TRANSPARENCIES: KEVIN HUFNAGEL’S QUIET ONSLAUGHT OF VICIOUSNESS… EXCEPT NOT REALLY
You can’t blame me for being wary of a solo project by Kevin Hufnagel, the guitarist for Dysrhythmia and the revived Gorguts. To kneejerk cynics like yours truly, it spells disaster: a clusterfuck of riffs and solos too noodly for either of those bands would be saying something. And the other end of the spectrum could be worse: an acoustic project that’s 40 minutes of empty, gnarled arpeggios reverberating off of nothing but the listener’s dwindling patience. Good guitarists left to their own devices run a higher risk of getting lost so far up their own asses that their spines snap like popsicle sticks. So thank our goddamn lucky stars that Hufnagel (a man who’s name seems to be destined to be shouted by Jerry Lewis) chose to instead make a beautiful album filled with lush, amorphous textures in Transparancies. A far, far cry from the dissonant prog/avant-metal of his most well-known bands, it’s just shy of forty-five minutes of densely textured abstractions that wander back and forth through emotional residencies, but never definitively landing in one. But it’s the ambiguousness that drives Transparencies, often reaching for a point that may or may not be there.
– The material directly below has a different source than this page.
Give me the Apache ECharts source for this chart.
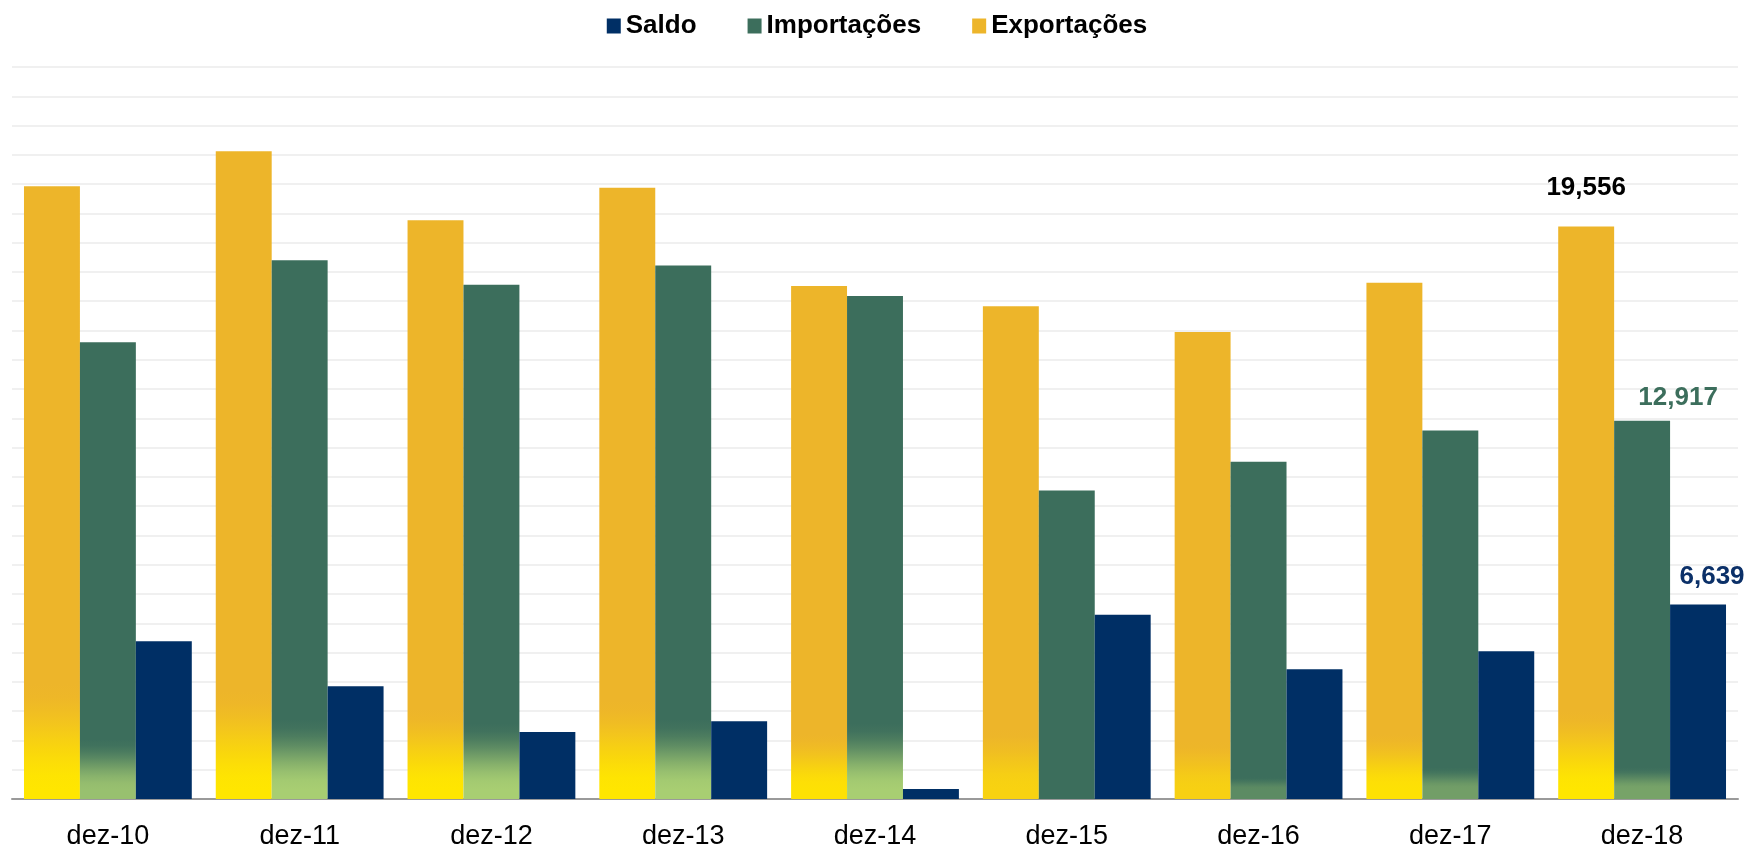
<!DOCTYPE html>
<html>
<head>
<meta charset="utf-8">
<title>Saldo, Importações e Exportações</title>
<script src="https://cdn.jsdelivr.net/npm/echarts@6/dist/echarts.min.js"></script>
<style>
    html, body { margin: 0; padding: 0; background: #fff; }
    #chart { width: 1754px; height: 850px; }
</style>
</head>
<body>
<div id="chart"></div>
<script>
// valores
const categories = ["dez-10", "dez-11", "dez-12", "dez-13", "dez-14", "dez-15", "dez-16", "dez-17", "dez-18"]
const exportacoes = [20930, 22125, 19770, 20880, 17520, 16830, 15950, 17630, 19556]
const importacoes = [15600, 18400, 17560, 18221, 17179, 10534, 11518, 12585, 12917]
const saldo = [5386, 3852, 2284, 2659, 341, 6296, 4432, 5045, 6639]

const yMax = 25000
const yStep = 1000

// brilho na base das barras (altura em px, intensidade)
const expGlowPx = [115, 108, 90, 98, 65, 70, 58, 65, 88]
const expGlowMix = [1, 1, 1, 1, 0.9, 0.6, 0.55, 0.9, 1]
const impGlowPx = [60, 80, 76, 80, 76, 0, 22, 32, 32]
const impGlowMix = [0.85, 1, 1, 1, 1, 0, 0.3, 0.5, 0.55]

const COR_EXP = "#EDB52A"
const COR_EXP_BASE = "#FFE600"
const COR_IMP = "#3C6E5C"
const COR_IMP_BASE = "#A8CE72"
const COR_SALDO = "#002F65"

const gridTop = 67
const gridBottom = 50
const plotH = 850 - gridTop - gridBottom

const bold = "'Liberation Sans', Arial, sans-serif"

const hex = (c) => [1, 3, 5].map(i => parseInt(c.slice(i, i + 2), 16))
const mix = (a, b, t) => {
    const A = hex(a), B = hex(b)
    return "rgb(" + A.map((v, i) => Math.round(v + (B[i] - v) * t)).join(",") + ")"
}

const gradient = (base, light, value, px, t) => {
    if (!px || !t) return base
    const h = value / yMax * plotH
    const s = Math.min(px / h, 1)
    const e = Math.min(10 / h, s)
    const stops = [{ offset: 0, color: base }]
    const n = 8
    for (let k = 0; k <= n; k++) {
        const f = k / n
        const ease = f * f * (3 - 2 * f)
        stops.push({ offset: (1 - s) + (s - e) * f, color: mix(base, light, t * ease) })
    }
    stops.push({ offset: 1, color: mix(base, light, t) })
    return new echarts.graphic.LinearGradient(0, 0, 0, 1, stops)
}

const fmt = (v) => v.toLocaleString("en-US")
const last = categories.length - 1

const lastLabel = (value, color, distance, offset) => ({
    show: true,
    position: "top",
    distance: distance,
    offset: offset,
    formatter: fmt(value),
    color: color,
    fontFamily: bold,
    fontWeight: "bold",
    fontSize: 26
})

const expData = exportacoes.map((v, i) => {
    const item = { value: v, itemStyle: { color: gradient(COR_EXP, COR_EXP_BASE, v, expGlowPx[i], expGlowMix[i]) } }
    if (i === last) item.label = lastLabel(v, "#000", 26, [0, 0])
    return item
})

const impData = importacoes.map((v, i) => {
    const item = { value: v, itemStyle: { color: gradient(COR_IMP, COR_IMP_BASE, v, impGlowPx[i], impGlowMix[i]) } }
    if (i === last) item.label = lastLabel(v, "#3C6E5C", 10, [36, 0])
    return item
})

const saldoData = saldo.map((v, i) => {
    const item = { value: v }
    if (i === last) item.label = lastLabel(v, "#0B3068", 15, [14, 0])
    return item
})

const chart = echarts.init(document.getElementById("chart"))

chart.setOption({
    animation: false,
    color: [COR_EXP, COR_IMP, COR_SALDO],
    legend: {
        top: 8,
        left: "center",
        icon: "rect",
        itemWidth: 14,
        itemHeight: 15,
        itemGap: 51,
        textStyle: {
            fontFamily: bold,
            fontWeight: "bold",
            fontSize: 26,
            color: "#000"
        },
        data: [
            { name: "Saldo", itemStyle: { color: COR_SALDO } },
            { name: "Importações", itemStyle: { color: COR_IMP } },
            { name: "Exportações", itemStyle: { color: COR_EXP } }
        ]
    },
    grid: {
        left: 12,
        right: 16,
        top: gridTop,
        bottom: gridBottom,
        containLabel: false
    },
    xAxis: {
        type: "category",
        data: categories,
        axisTick: { show: false },
        axisLine: { lineStyle: { color: "#9A9A9A", width: 2 } },
        axisLabel: {
            margin: 24,
            color: "#000",
            fontSize: 27,
            fontFamily: "'Liberation Sans', Arial, sans-serif"
        }
    },
    yAxis: {
        type: "value",
        min: 0,
        max: yMax,
        interval: yStep,
        axisLabel: { show: false },
        axisLine: { show: false },
        axisTick: { show: false },
        splitLine: { lineStyle: { color: "#F0F0F0", width: 2 } }
    },
    series: [
        {
            name: "Exportações",
            type: "bar",
            barGap: "0%",
            barCategoryGap: "12.5%",
            itemStyle: { color: COR_EXP },
            data: expData
        },
        {
            name: "Importações",
            type: "bar",
            barGap: "0%",
            barCategoryGap: "12.5%",
            itemStyle: { color: COR_IMP },
            data: impData
        },
        {
            name: "Saldo",
            type: "bar",
            barGap: "0%",
            barCategoryGap: "12.5%",
            itemStyle: { color: COR_SALDO },
            data: saldoData
        }
    ]
})

window.addEventListener("resize", () => chart.resize())
</script>
</body>
</html>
Made up of dozens of layers of heavily processed guitar, Hufnagel channels the dreamy shoegaze of SIANspheric and My Bloody Valentine, while borrowing from emotional landscapers like Angelo Badalamenti (particularly his work with David Lynch, of course) to make deceptively spare and directionless sheets of sound. But what makes Transparencies work is its subtle internal momentum. Granted, it’s not operating at full speed or anything, but momentum is still momentum. The vague riffs repeat themselves, sometimes in a hypnotic minimalist fashion but often in a way that resembles song structure. Hufnagel’s ability to keep the ghostly progressions reined in — however lightly — is admirable. From there, he builds on emotion: melancholy on “Ever Rest,” nostalgia on “Slow Motion Return,” and even vague dread on “Passing On” and “Station Hum.” Transparencies takes you on a journey that requires your passivity instead of your submission. The stories it’s telling may not be direct, but they’re definitely worth hearing.
Of course, it goes without saying that this is certainly not metal. But Hufnagel’s spirit is what makes it interesting. And it’s not like that spirit isn’t already present in his heavy bands: Dysrhythmia aren’t known for their paint-peeling brutality and Gorguts aren’t a conventional death metal band by any means (hence calling upon him to help rebuild the band). The personality of his playing transcends genres and quietly exposes the center of himself. Recorded by him in his home, the album is a blurry aerial shot of Kevin Hufnagel’s soul. While it doesn’t demand your attention, Transparencies certainly doesn’t stand to lose it, either. Lost in the fog of its minimalist repetition — constantly building off itself — you’re bound to miss things. Kevin Hufnagel quietly makes sure you’ll want to go back and hear them again.